# Work instructions:
Write out the full listing exactly as given, minus the images.

%%

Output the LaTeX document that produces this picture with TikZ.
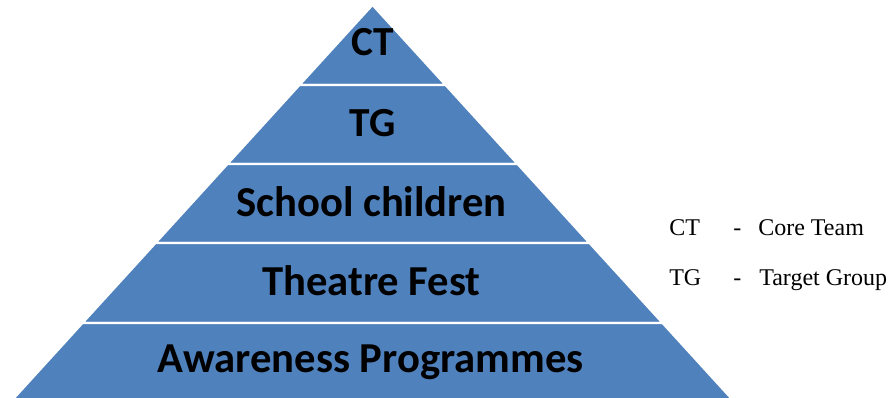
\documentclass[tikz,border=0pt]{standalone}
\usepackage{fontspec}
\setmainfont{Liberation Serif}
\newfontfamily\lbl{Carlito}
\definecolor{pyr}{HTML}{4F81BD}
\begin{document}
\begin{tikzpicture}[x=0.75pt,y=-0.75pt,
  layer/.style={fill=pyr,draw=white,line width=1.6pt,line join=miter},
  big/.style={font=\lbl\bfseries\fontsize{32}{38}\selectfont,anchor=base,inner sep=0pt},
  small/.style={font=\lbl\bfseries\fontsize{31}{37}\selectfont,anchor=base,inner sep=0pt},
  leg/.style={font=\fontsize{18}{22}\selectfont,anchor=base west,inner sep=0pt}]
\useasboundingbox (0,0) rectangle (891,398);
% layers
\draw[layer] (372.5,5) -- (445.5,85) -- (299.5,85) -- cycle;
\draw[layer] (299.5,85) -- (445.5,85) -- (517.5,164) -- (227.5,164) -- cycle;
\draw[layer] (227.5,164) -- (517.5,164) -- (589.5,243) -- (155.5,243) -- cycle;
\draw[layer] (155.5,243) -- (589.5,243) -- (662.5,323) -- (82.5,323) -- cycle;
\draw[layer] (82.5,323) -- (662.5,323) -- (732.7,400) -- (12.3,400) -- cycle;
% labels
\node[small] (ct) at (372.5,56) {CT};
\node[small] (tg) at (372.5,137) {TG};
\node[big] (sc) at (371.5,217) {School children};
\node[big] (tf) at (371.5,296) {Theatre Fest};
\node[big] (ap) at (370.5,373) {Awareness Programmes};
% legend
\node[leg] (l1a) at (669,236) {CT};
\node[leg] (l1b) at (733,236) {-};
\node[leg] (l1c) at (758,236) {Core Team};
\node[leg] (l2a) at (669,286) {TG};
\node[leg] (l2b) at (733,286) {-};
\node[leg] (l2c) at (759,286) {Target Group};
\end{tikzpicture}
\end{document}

%%

# Written reply:
Output the LaTeX document that produces this picture with TikZ.
\documentclass[tikz,border=0pt]{standalone}
\usepackage{fontspec}
\setmainfont{Liberation Serif}
\newfontfamily\lbl{Carlito}
\definecolor{pyr}{HTML}{4F81BD}
\begin{document}
\begin{tikzpicture}[x=0.75pt,y=-0.75pt,
  layer/.style={fill=pyr,draw=white,line width=1.6pt,line join=miter},
  big/.style={font=\lbl\bfseries\fontsize{32}{38}\selectfont,anchor=base,inner sep=0pt},
  small/.style={font=\lbl\bfseries\fontsize{31}{37}\selectfont,anchor=base,inner sep=0pt},
  leg/.style={font=\fontsize{18}{22}\selectfont,anchor=base west,inner sep=0pt}]
\useasboundingbox (0,0) rectangle (891,398);
% layers
\draw[layer] (372.5,5) -- (445.5,85) -- (299.5,85) -- cycle;
\draw[layer] (299.5,85) -- (445.5,85) -- (517.5,164) -- (227.5,164) -- cycle;
\draw[layer] (227.5,164) -- (517.5,164) -- (589.5,243) -- (155.5,243) -- cycle;
\draw[layer] (155.5,243) -- (589.5,243) -- (662.5,323) -- (82.5,323) -- cycle;
\draw[layer] (82.5,323) -- (662.5,323) -- (732.7,400) -- (12.3,400) -- cycle;
% labels
\node[small] (ct) at (372.5,56) {CT};
\node[small] (tg) at (372.5,137) {TG};
\node[big] (sc) at (371.5,217) {School children};
\node[big] (tf) at (371.5,296) {Theatre Fest};
\node[big] (ap) at (370.5,373) {Awareness Programmes};
% legend
\node[leg] (l1a) at (669,236) {CT};
\node[leg] (l1b) at (733,236) {-};
\node[leg] (l1c) at (758,236) {Core Team};
\node[leg] (l2a) at (669,286) {TG};
\node[leg] (l2b) at (733,286) {-};
\node[leg] (l2c) at (759,286) {Target Group};
\end{tikzpicture}
\end{document}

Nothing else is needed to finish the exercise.